CA: I mean, another fact about fascism in the 20th century, at least in the early 20th century, it seemed like a young person’s project. But Italy is such an overwhelmingly aging society. So, you know, what is the attraction of a kind of potentially revolutionary actionistic, you know, even avowedly violent movement for an aging population like Italy’s?

AT: This is a really important point. And it does go again to the heart of the difference between fascism now and historical classic fascism. I mean, if two things defined historic fascism, one was the fear of communist revolution and the reaction to it in Italy. That was a very concrete fear. There was a very powerful Communist Party in the aftermath of World War I, a major strike wave, the so-called famous red years to which fascism responded, and the other defining experience of the period was total war, World War I. And that may be led by elderly men in uniforms, but total wars are fought by young men.

I mean, the Fratelli celebrates natalism. So what they would like is a return to the age in which young people had more babies. But this is, as it were, middle-aged in politics. It’s not an elderly politics.
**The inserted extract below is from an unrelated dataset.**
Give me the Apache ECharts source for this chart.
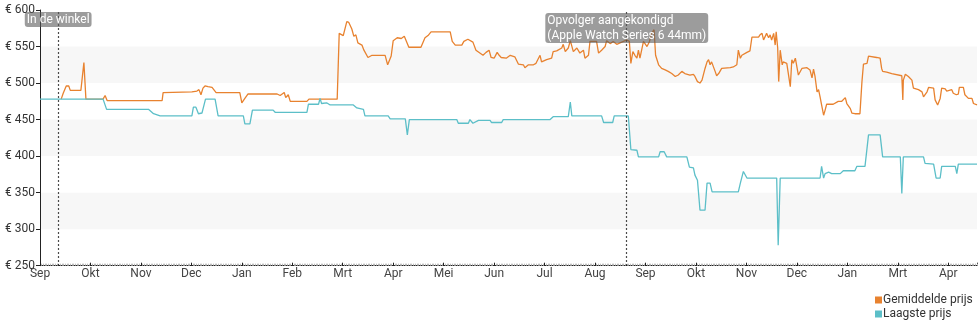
<!DOCTYPE html>
<html>
<head>
<meta charset="utf-8">
<script src="https://cdn.jsdelivr.net/npm/echarts@6/dist/echarts.min.js"></script>
<style>
  html, body { margin: 0; padding: 0; background: #fff; }
  #chart { width: 980px; height: 325px; }
</style>
</head>
<body>
<div id="chart"></div>
<script>
// Month tick labels (one tick per month step on the x axis)
const monthLabels = ['Sep','Okt','Nov','Dec','Jan','Feb','Mrt','Apr','Mei','Jun','Jul','Aug',
                     'Sep','Okt','Nov','Dec','Jan','Mrt','Apr'];

// Gemiddelde prijs: position in months since the first tick, price in euro
const avgMonth = [0.42,0.46,0.52,0.57,0.60,0.81,0.87,0.91,1.25,1.29,1.33,2.42,2.44,3.01,3.03,3.11,3.15,3.19,3.23,3.27,
  3.33,3.41,3.49,3.96,4.00,4.06,4.12,4.70,4.76,4.84,4.87,4.92,4.96,5.29,5.33,5.89,5.93,6.01,6.08,6.12,
  6.18,6.22,6.26,6.30,6.38,6.42,6.50,6.58,6.84,6.89,6.96,7.00,7.08,7.16,7.22,7.25,7.31,7.55,7.63,7.69,
  7.75,8.13,8.17,8.23,8.36,8.40,8.48,8.58,8.64,8.78,8.84,8.90,8.94,9.00,9.06,9.10,9.14,9.24,9.32,9.41,
  9.48,9.58,9.61,9.68,9.78,9.83,9.91,9.94,10.04,10.14,10.17,10.24,10.34,10.37,10.41,10.47,10.51,10.57,10.64,10.70,
  10.77,10.80,10.87,10.90,11.03,11.07,11.13,11.20,11.23,11.30,11.36,11.43,11.53,11.63,11.68,11.71,11.75,11.79,11.83,11.86,
  11.89,11.96,12.03,12.08,12.12,12.17,12.20,12.26,12.32,12.39,12.45,12.52,12.59,12.65,12.72,12.78,12.88,12.95,12.98,13.03,
  13.08,13.12,13.18,13.22,13.25,13.28,13.31,13.38,13.41,13.45,13.51,13.68,13.74,13.81,13.84,13.88,13.91,13.94,14.01,14.07,
  14.11,14.14,14.24,14.27,14.31,14.34,14.37,14.40,14.44,14.47,14.50,14.54,14.57,14.59,14.62,14.64,14.67,14.71,14.73,14.80,
  14.87,14.90,14.93,14.97,15.00,15.03,15.06,15.10,15.20,15.26,15.30,15.33,15.36,15.40,15.43,15.46,15.49,15.53,15.56,15.59,
  15.72,15.82,15.89,15.96,15.99,16.06,16.09,16.15,16.25,16.29,16.32,16.39,16.42,16.45,16.58,16.65,16.68,16.70,16.78,16.88,
  16.91,17.08,17.10,17.11,17.15,17.21,17.28,17.31,17.41,17.48,17.51,17.54,17.58,17.61,17.71,17.74,17.79,17.84,17.87,17.94,
  17.97,18.07,18.10,18.16,18.20,18.22,18.30,18.33,18.40,18.47,18.50,18.57];
const avgPrice = [478,486,496,496,490,490,528,478,478,483,476,476,487,488,490,489,491,484,493,496,
  495,494,487,487,473,479,485,485,483,487,480,484,475,475,478,478,568,565,584,583,
  574,564,566,555,552,545,535,538,538,525,537,558,562,561,564,562,549,549,562,565,
  570,570,557,552,552,557,560,556,545,538,542,545,535,534,542,538,535,534,538,536,
  526,525,521,525,525,527,538,529,532,534,543,544,548,553,543,548,558,543,548,541,
  545,534,538,557,557,541,545,550,558,554,557,553,556,559,557,527,543,538,534,545,
  534,557,550,557,568,573,538,525,520,518,516,513,509,511,516,513,511,512,509,502,
  500,504,520,529,532,525,529,516,510,513,520,521,522,525,545,534,538,536,542,544,
  563,565,563,566,568,559,561,568,562,566,559,568,552,570,548,502,545,525,529,527,
  495,532,527,534,535,511,511,520,521,518,507,519,509,488,491,481,470,456,463,471,
  471,475,475,480,472,465,459,458,458,502,526,527,537,536,535,534,520,516,515,513,
  511,510,477,504,512,509,504,493,491,488,481,481,488,494,493,477,470,479,493,492,
  489,491,486,484,485,494,494,484,479,479,472,470];

// Laagste prijs: position in months since the first tick, price in euro
const lowMonth = [0.00,1.25,1.32,2.15,2.25,2.38,3.01,3.04,3.09,3.14,3.21,3.24,3.28,3.47,3.53,4.03,4.06,4.16,4.21,4.62,
  4.66,5.29,5.32,5.52,5.55,5.58,5.68,5.75,6.21,6.28,6.41,6.44,6.90,6.94,7.24,7.28,7.32,8.26,8.29,8.49,
  8.52,8.58,8.69,8.92,8.95,9.15,9.18,10.11,10.17,10.47,10.51,10.54,11.13,11.17,11.35,11.38,11.66,11.71,11.83,11.86,
  12.26,12.29,12.37,12.42,12.82,12.87,12.95,12.98,13.03,13.08,13.18,13.22,13.28,13.32,13.84,13.88,13.91,13.94,13.97,14.01,
  14.60,14.63,14.67,15.46,15.49,15.53,15.56,15.63,15.69,15.86,15.92,16.15,16.19,16.35,16.42,16.65,16.70,17.05,17.08,17.11,
  17.51,17.54,17.71,17.76,17.84,17.87,18.14,18.17,18.20,18.57];
const lowPrice = [478,478,464,464,458,455,455,467,467,458,459,467,478,478,455,455,444,444,463,463,
  460,460,471,471,479,472,473,470,470,466,464,455,455,451,451,429,450,450,445,445,
  450,445,449,449,446,446,450,450,454,454,474,455,455,446,446,455,455,409,408,399,
  399,406,406,399,399,385,384,374,367,326,326,363,363,351,351,363,363,379,377,370,
  370,278,370,370,386,370,376,378,376,376,380,380,386,386,429,429,399,399,349,399,
  399,390,389,370,370,386,386,376,389,389];

// Vertical event markers
const eventMonth = [0.357, 11.615];
const eventText = ['In de winkel', 'Opvolger aangekondigd\n(Apple Watch Series 6 44mm)'];

const FONT = 'Roboto, "Noto Sans", sans-serif';
const zip = (xs, ys) => xs.map((x, i) => [x, ys[i]]);

const eventLabelBase = {
  show: true,
  color: '#fff',
  fontFamily: FONT,
  fontSize: 12,
  lineHeight: 15,
  backgroundColor: 'rgba(90,90,90,0.6)',
  borderRadius: 3,
  padding: [0, 2]
};

const chart = echarts.init(document.getElementById('chart'), null, { renderer: 'canvas' });
chart.setOption({
  animation: false,
  backgroundColor: '#fff',
  textStyle: { fontFamily: FONT },
  grid: { left: 40, right: 3, top: 10, bottom: 59.3, containLabel: false },
  legend: {
    orient: 'vertical',
    left: 870,
    top: 289,
    itemWidth: 7,
    itemHeight: 7,
    itemGap: 2,
    icon: 'rect',
    textStyle: { fontFamily: FONT, fontSize: 12, color: '#333', padding: [0, 0, 0, -4] },
    data: ['Gemiddelde prijs', 'Laagste prijs']
  },
  xAxis: {
    type: 'value',
    min: 0,
    max: 18.57,
    interval: 1,
    axisLine: { show: true, lineStyle: { color: '#222', width: 1 } },
    axisTick: { show: true, inside: true, length: 3, lineStyle: { color: '#222' } },
    minorTick: { show: true, splitNumber: 30, length: 2, lineStyle: { color: '#bbb' } },
    splitLine: { show: false },
    axisLabel: {
      margin: 2,
      color: '#444',
      fontSize: 12,
      fontFamily: FONT,
      showMaxLabel: false,
      formatter: v => Number.isInteger(v) ? (monthLabels[v] || '') : ''
    }
  },
  yAxis: {
    type: 'value',
    min: 250,
    max: 600,
    interval: 50,
    axisLine: { show: true, lineStyle: { color: '#222', width: 1 } },
    axisTick: { show: true, length: 4, lineStyle: { color: '#222' } },
    splitLine: { show: false },
    splitArea: { show: true, areaStyle: { color: ['rgba(255,255,255,0)', '#f7f7f7'] } },
    axisLabel: {
      margin: 5,
      color: '#333',
      fontSize: 12,
      fontFamily: FONT,
      formatter: v => '€ ' + v
    }
  },
  series: [
    {
      name: 'Gemiddelde prijs',
      type: 'line',
      data: zip(avgMonth, avgPrice),
      showSymbol: false,
      color: '#e8822f',
      lineStyle: { width: 1.3, color: '#e8822f' },
      markLine: {
        silent: true,
        symbol: ['none', 'none'],
        lineStyle: { type: [1.5, 2.5], color: '#111', width: 1.2 },
        data: [
          { xAxis: eventMonth[0], label: Object.assign({}, eventLabelBase, { position: 'end', formatter: eventText[0], offset: [0, 22] }) },
          { xAxis: eventMonth[1], label: Object.assign({}, eventLabelBase, { position: 'end', formatter: eventText[1], align: 'left', offset: [-81, 38] }) }
        ]
      }
    },
    {
      name: 'Laagste prijs',
      type: 'line',
      data: zip(lowMonth, lowPrice),
      showSymbol: false,
      color: '#5cbfc8',
      lineStyle: { width: 1.3, color: '#5cbfc8' }
    }
  ]
});
</script>
</body>
</html>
So older Italians who was shaped by the politics of the ’70s, ’80s and early ’90s tend to vote for the [Democratic Party]. But Italians in the age group 35 to 64 are most likely to vote for the Fratelli. So stressed, middle-aged people. Young Italians, who you might think would be, you know, attracted by this, you know, appeal of supporting youthful, healthy Italy, overwhelmingly, voters under the age of 24 dramatically favor the [Democrats] and the Five Star over the Fratelli. So it seems like a kind of almost a politics of nostalgia for a better youth, for a better Italy, in support of this formerly marginal party.

CA: Yeah. And finally, I mean, one of the expressions of this conservatism, I suppose, is that the Brothers of Italy claims to be committed to the European Union as a project, which, given its fascist lineage, seems to be a kind of potential contradiction in various ways. But that got me wondering, is it conceivable that there could ever be a kind of pan-European fascism as a political project?
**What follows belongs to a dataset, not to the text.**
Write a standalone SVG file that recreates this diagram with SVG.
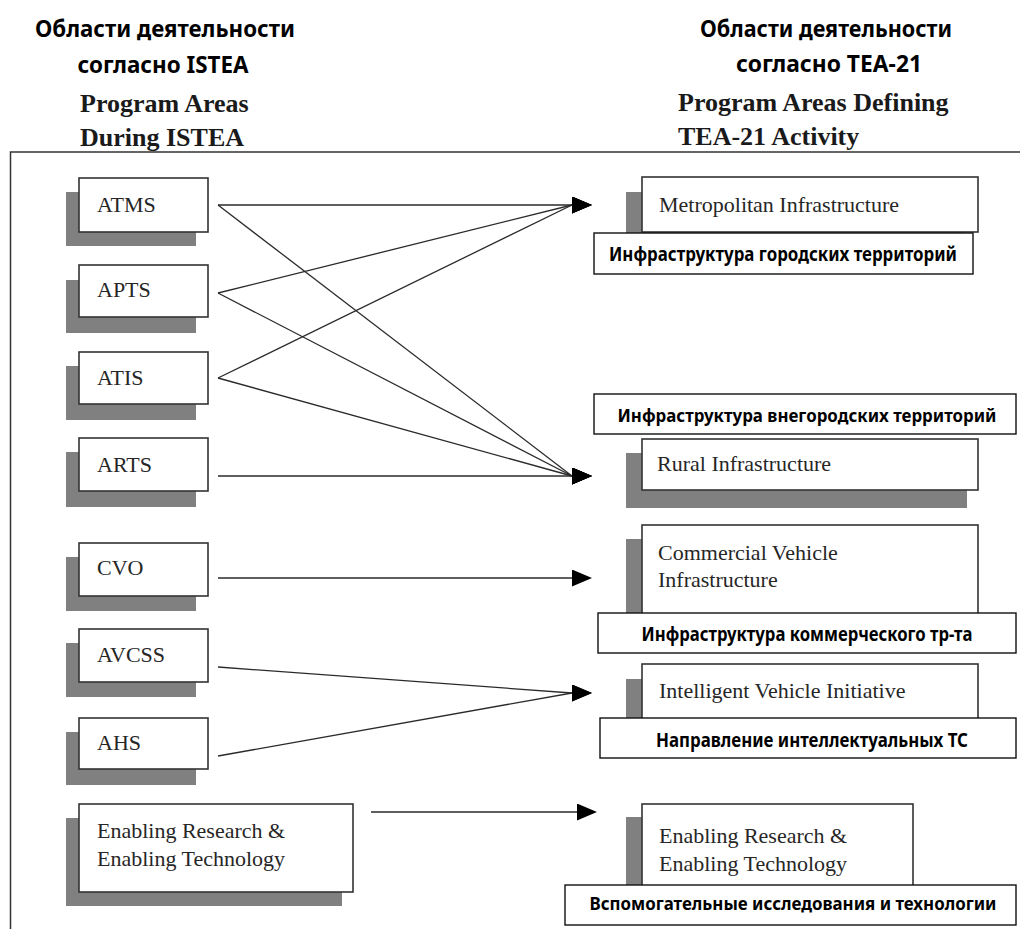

AT: Well, I think the idea of a conflict here is obvious in the sense that fascists are nothing if not nationalists. And so how could you construct a pan-European as a matter of a nationalism? But in fairness to fascism in its history, it’s always had this dimension, right? I mean, in 1936, there was the anti-Comintern pact in response to the popular fronts declared by the Comintern in that period which linked Nazi Germany in Italy and Imperial Japan as well. And the Holocaust is a collaborative effort led by the Germans. But it’s a collaborative effort of European anti-Semites and fascists pursuing the genocidal destruction of the Jewish population of Europe.

And in the emergent European [right], the New Right of the 1980s as well, we see the same strain, an emphasis on common European heritage now pitched more often than not against the Islamic world as the great other. And it’s striking that Meloni, unlike Salvini and the Lega, who were the previous champions of the far right in Italian politics, is true to this legacy in the sense that she’s a stronger Atlanticist than Salvini was. She’s much more aligned. And this also, I think, is going to make her more, as it were, possible and acceptable.
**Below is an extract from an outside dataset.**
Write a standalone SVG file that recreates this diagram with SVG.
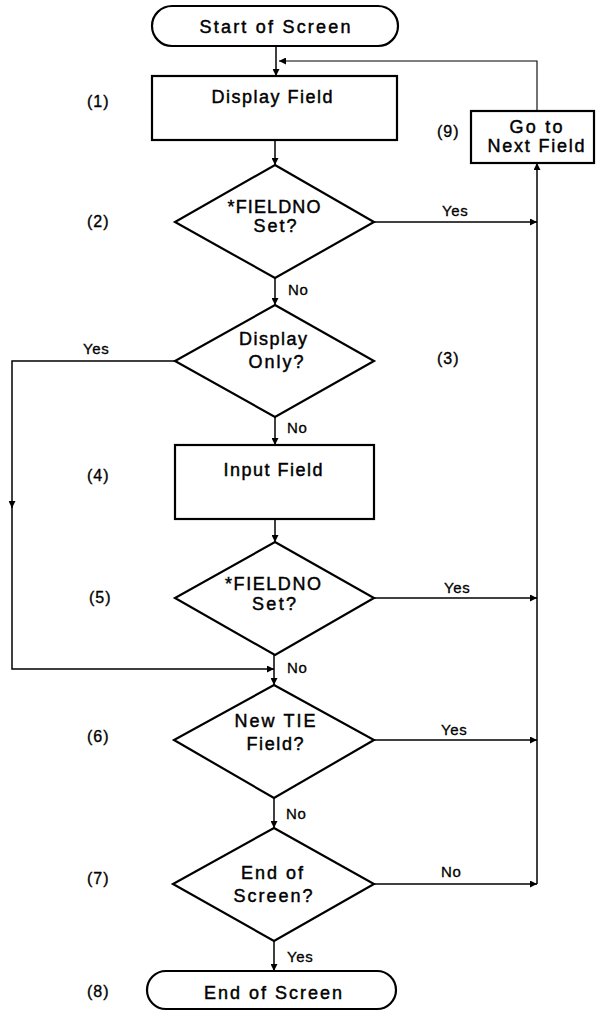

It’s also, however, of course, true that Italian politicians have to be pragmatic. They know that the Italian electorate is still majority pro-European, so a strong anti-European position marginalizes you. And they know also that Italy de facto is dependent on EU support, notably support from the [European Central Bank]. And I think, you know, here we are going to see Rome, whatever government emerges, looking to negotiate a deal, essentially a modus vivendi. And you could say this, too, has history, right? Because Mussolini in the 1920s was not the radical that he became in the ’30s. He was radical at home. He destroyed the Italian left. But he was a darling of Wall Street and quite deliberately cultivated foreign finance in the ’20s.

So, this doesn’t necessarily differentiate you from the classic Italian fascist model. But that kind of pragmatism, I think, is what we’re going to see.